Lord Stern has also become personally wealthy through his climate change work. When it last filed accounts a year ago, his company, NS Economics Ltd, set up to handle his public speaking income, had a bank balance of £349,000. He is also paid as an advisory director of the giant Spanish solar energy firm Abengoa SA.
This newspaper has found further papers on the 2008 to 2012 list sent to the ESRC which were in fact completed before the CCCEP came into existence. One of them, jointly authored with CCCEP co-director Simon Dietz, is by Lord Stern himself – and first published on April 23, 2008, six months before the CCCEP opened.
Professor Richard Tol, a climate change economics expert from Sussex University, said: “It is serious misconduct to claim credit for a paper you haven’t supported, and it’s fraud to use that in a bid to renew a grant. I’ve never come across anything like it before. It stinks.”
Studies that receive financial support from the public sector don’t have to disclose it as an ethical conflict of interest, even when that support is in the millions of dollars. Recent studies in the U.S. — which the Environmental Protection Agency (EPA) uses to support the scientific case for its Clean Power Plan — saw the agency give $31.2 million, $9.5 million, and $3.65 million in public funds to lead authors, according to EPA public disclosures.
The author who received $3.65 million, Charles Driscoll, even admitted to the Pittsburgh Post-Gazette that the result of his study was predetermined, saying “in doing this study we wanted to bring attention to the additional benefits from carbon controls.”
Universities typically received about 50 percent of the money their researchers get in public funds if their investigations find positive results, making them deeply dependent upon federal funding and likely to encourage studies that will come to conclusions the government wants.

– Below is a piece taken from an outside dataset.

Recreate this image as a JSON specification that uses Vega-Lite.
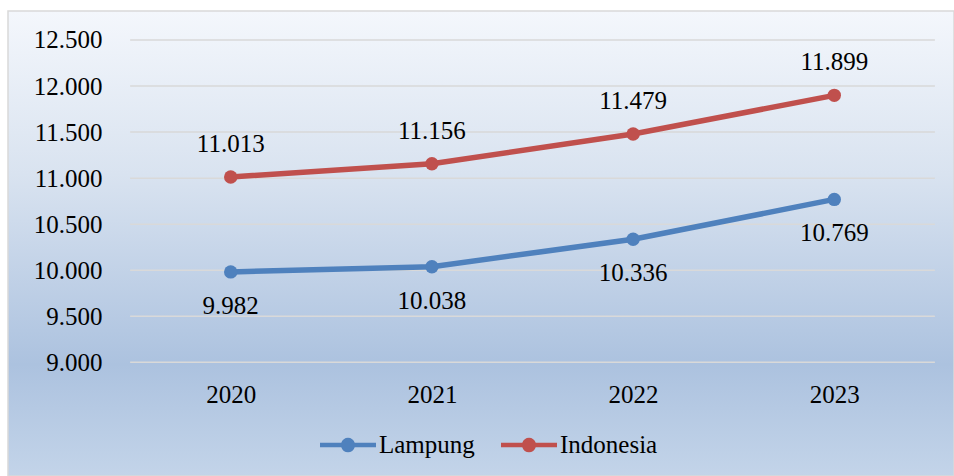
{
  "$schema": "https://vega.github.io/schema/vega-lite/v6.json",
  "autosize": "none",
  "width": 946,
  "height": 465,
  "padding": {"left": 8, "top": 11, "right": 0, "bottom": 0},
  "background": "#ffffff",
  "config": {
    "locale": {"number": {"decimal": ",", "thousands": ".", "grouping": [3], "currency": ["", ""]}},
    "font": "Liberation Serif",
    "view": {
      "stroke": "#d9d9d9",
      "strokeWidth": 1.5,
      "fill": {
        "gradient": "linear",
        "x1": 0, "y1": 0, "x2": 0, "y2": 1,
        "stops": [
          {"offset": 0, "color": "#f4f7fc"},
          {"offset": 0.35, "color": "#d9e3f0"},
          {"offset": 0.76, "color": "#acc2df"},
          {"offset": 1, "color": "#c3d4e9"}
        ]
      }
    }
  },
  "datasets": {
    "series": [
      {"year": 2020, "region": "Lampung", "value": 9982},
      {"year": 2021, "region": "Lampung", "value": 10038},
      {"year": 2022, "region": "Lampung", "value": 10336},
      {"year": 2023, "region": "Lampung", "value": 10769},
      {"year": 2020, "region": "Indonesia", "value": 11013},
      {"year": 2021, "region": "Indonesia", "value": 11156},
      {"year": 2022, "region": "Indonesia", "value": 11479},
      {"year": 2023, "region": "Indonesia", "value": 11899}
    ],
    "grid": [
      {"tick": 9000}, {"tick": 9500}, {"tick": 10000}, {"tick": 10500},
      {"tick": 11000}, {"tick": 11500}, {"tick": 12000}, {"tick": 12500}
    ]
  },
  "layer": [
    {
      "data": {"name": "grid"},
      "mark": {"type": "rule", "color": "#d9d9d9", "strokeWidth": 1.5},
      "encoding": {
        "y": {"field": "tick", "type": "quantitative",
              "scale": {"domain": [7765.5, 12814.9], "nice": false, "zero": false},
              "axis": {"orient": "left", "offset": -94, "values": [9000, 9500, 10000, 10500, 11000, 11500, 12000, 12500],
                       "format": ",.0f", "grid": false, "domain": false, "ticks": false, "tickSize": 0, "labelPadding": 0,
                       "labelFont": "Liberation Serif", "labelFontSize": 25, "labelColor": "#000000", "title": null}},
        "x": {"datum": 2019.5, "type": "quantitative",
              "scale": {"domain": [2018.893, 2023.595], "nice": false, "zero": false},
              "axis": {"orient": "bottom", "offset": -82, "values": [2020, 2021, 2022, 2023], "format": "d",
                       "grid": false, "domain": false, "ticks": false, "tickSize": 0, "labelPadding": 0,
                       "labelBaseline": "middle", "labelFont": "Liberation Serif", "labelFontSize": 25,
                       "labelColor": "#000000", "title": null}},
        "x2": {"datum": 2023.5}
      }
    },
    {
      "data": {"name": "series"},
      "mark": {"type": "line", "strokeWidth": 5.5, "point": {"filled": true, "size": 180, "opacity": 1}},
      "encoding": {
        "x": {"field": "year", "type": "quantitative"},
        "y": {"field": "value", "type": "quantitative"},
        "color": {"field": "region", "type": "nominal",
                  "scale": {"domain": ["Lampung", "Indonesia"], "range": ["#4f81bd", "#c0504d"]},
                  "legend": {"orient": "none", "direction": "horizontal", "legendX": 312, "legendY": 406,
                             "title": null, "padding": 0,
                             "symbolType": "M -1 -0.08 L -0.24 -0.08 A 0.25 0.25 0 0 1 0.24 -0.08 L 1 -0.08 L 1 0.08 L 0.24 0.08 A 0.25 0.25 0 0 1 -0.24 0.08 L -1 0.08 Z",
                             "symbolSize": 3136, "symbolStrokeWidth": 0, "symbolFillColor": null,
                             "labelFont": "Liberation Serif", "labelFontSize": 25, "labelColor": "#000000",
                             "labelOffset": 3, "columnPadding": 26, "labelLimit": 300}},
        "order": {"field": "year"}
      }
    },
    {
      "data": {"name": "series"},
      "transform": [{"filter": "datum.region === 'Indonesia'"}],
      "mark": {"type": "text", "dy": -33, "baseline": "middle", "align": "center", "fontSize": 25, "font": "Liberation Serif", "color": "#000000"},
      "encoding": {
        "x": {"field": "year", "type": "quantitative"},
        "y": {"field": "value", "type": "quantitative"},
        "text": {"field": "value", "type": "quantitative", "format": ",.0f"}
      }
    },
    {
      "data": {"name": "series"},
      "transform": [{"filter": "datum.region === 'Lampung'"}],
      "mark": {"type": "text", "dy": 34, "baseline": "middle", "align": "center", "fontSize": 25, "font": "Liberation Serif", "color": "#000000"},
      "encoding": {
        "x": {"field": "year", "type": "quantitative"},
        "y": {"field": "value", "type": "quantitative"},
        "text": {"field": "value", "type": "quantitative", "format": ",.0f"}
      }
    }
  ]
}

This is a feature, not a bug, in publicly funded climate research. Controversy after controversy has been exposed as governments push ever further for public policies that limit economic production in the name of saving the planet. Emailgate was the first fraud exposed, followed closely by Emailgate 2.0. The conflicts of interest in such government studies should be obvious. An incestuous relationship exists between governments that crave more control over economies and those they pay to produce scientific results that prove theories, who are then also paid to influence governments in lobbying efforts.